A tale of two Presidents

The President of the United States was said by his detractors to be a cowboy, a wreckless and naive man with no sense of diplomacy and an uncontrolable urge to send in the Marines. They mocked his intellect, and labored mightily to produce a general image of him as "an amiable dunce." They called him an extremist, a creature of the Far Right. He ran up record deficits- but brought the nation out of recession through tax cuts that sent the Democrats through the roof with cries of favoritism toward the rich. He had a strong and idealistic view of foreign policy, doing things everyone said were undoable if not downright foolish. A hostile media did their best to discredit him, "misunderestimating" him every step of the way

The parallels between Ronald Wilson Reagan and George Walker Bush are striking-striking enough that both Morton Kondracke and Boston Globe Leftist H.D.S. Greenway feel compelled to remark upon them on the day we bury Mr. Reagan. Predictably, Kondracke's article is balanced, giving due credit to Mr. Bush for the strong qualities he shared with Mr. Reagan while noting that he lacks other positive qualities Reagan had- and that, on others, the jury is still out. Greenway, predictably, writes to dismiss the notion that the younger Bush is in any sense Reagan redux. And of course, nobody will ever accuse Bush 43 of being a "Great Communicator-" a fact which makes it difficult for him to overcome the calculated hostility and contempt of the media elitists, as Mr. Reagan did.

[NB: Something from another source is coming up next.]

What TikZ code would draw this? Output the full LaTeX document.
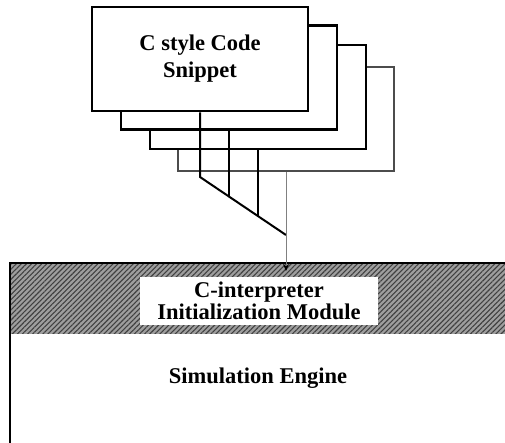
\documentclass[tikz,border=0pt]{standalone}
\usepackage{fontspec}
\setmainfont{Liberation Serif}
\usetikzlibrary{arrows.meta,patterns.meta}
\begin{document}
\begin{tikzpicture}[x=1pt,y=-1pt,
  lbl/.style={font=\fontsize{22.5}{28}\selectfont\bfseries, align=center},
  snippet/.style={draw, fill=white, minimum width=216pt, minimum height=104pt,
                  inner sep=0pt, line width=#1},
  feed/.style={line width=2pt},
  hatched/.style={preaction={fill=black!38},
                  pattern={Lines[angle=45,distance=3.6pt,line width=1.1pt]},
                  pattern color=black!75}]
  % canvas
  \fill[white] (0,0) rectangle (505,443);
  \useasboundingbox (0,0) rectangle (505,443);

  % stacked code-snippet sheets, back to front
  \node[snippet=1.6pt, draw=black!70] (s4) at (286,119) {};
  \node[snippet=2.2pt] (s3) at (258,97) {};
  \node[snippet=2.2pt] (s2) at (229,77.5) {};
  \node[snippet=2.6pt, lbl] (s1) at (200,59) {C style Code\\[-1pt]Snippet};

  % collecting lines
  \coordinate (j1) at (200,177);
  \coordinate (j2) at (229,196.6);
  \coordinate (j3) at (258,216.1);
  \coordinate (j4) at (286,235);
  \draw[feed] (s1.south) -- (j1) -- (j4);
  \draw[feed] (s2.south) -- (j2);
  \draw[feed] (s3.south) -- (j3);

  % simulation engine with its hatched initialisation band
  \begin{scope}
    \clip (0,0) rectangle (505,443);
    \node[hatched, anchor=north west, minimum width=510pt, minimum height=70pt,
          inner sep=0pt] (band) at (10,263) {};
    \draw[line width=1.6pt] (10,450) -- (10,263) -- (520,263);
  \end{scope}
  \node[lbl, fill=white, minimum width=238pt, minimum height=48pt, inner sep=0pt,
        font=\fontsize{22.5}{22}\selectfont\bfseries] (init) at (259,301)
        {C-interpreter\\Initialization Module};
  \node[lbl] (engine) at (258,378) {Simulation Engine};

  % feed into the interpreter
  \coordinate (tip) at (286,271);
  \draw[black!50, line width=1pt, -{Stealth[length=7pt,width=6pt,color=black]}]
        (s4.south) -- (tip);
\end{tikzpicture}
\end{document}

But they're both making the comparison this morning. That's an ominous sign for John Kerry - especially as the Bush Recovery grows stronger and stronger and victory in Iraq at a low price and with a timely and graceful exit comes closer and closer (whether or not the media and the President's critics, whose every prediction about Iraq is looking increasingly foolish, see fit to admit it).

Usually when a President leaves office, his personality gives way to that of someone new. But it's interesting that on the day that Ronald Reagan is laid to rest, a President who has modeled himself after him sits in the Oval Office, and in the midst of his re-election campaign people are arguing about the degree to which he resembles Mr. Reagan.

George W. Bush may not be Reagan redux. He may well lack "the Gipper's" talent at communicating and- perhaps fatally- at reaching out to others. He is a divisive figure, whereas Reagan- to a degree which continues to amaze me, a quarter-century later- turned out to be a uniter, a healer. But the vision and the approach to the nation's problems are the same- enough the same that, in a very real sense, this is Ronald Reagan's third term.

We'll decide on November 2 whether there is a fourth.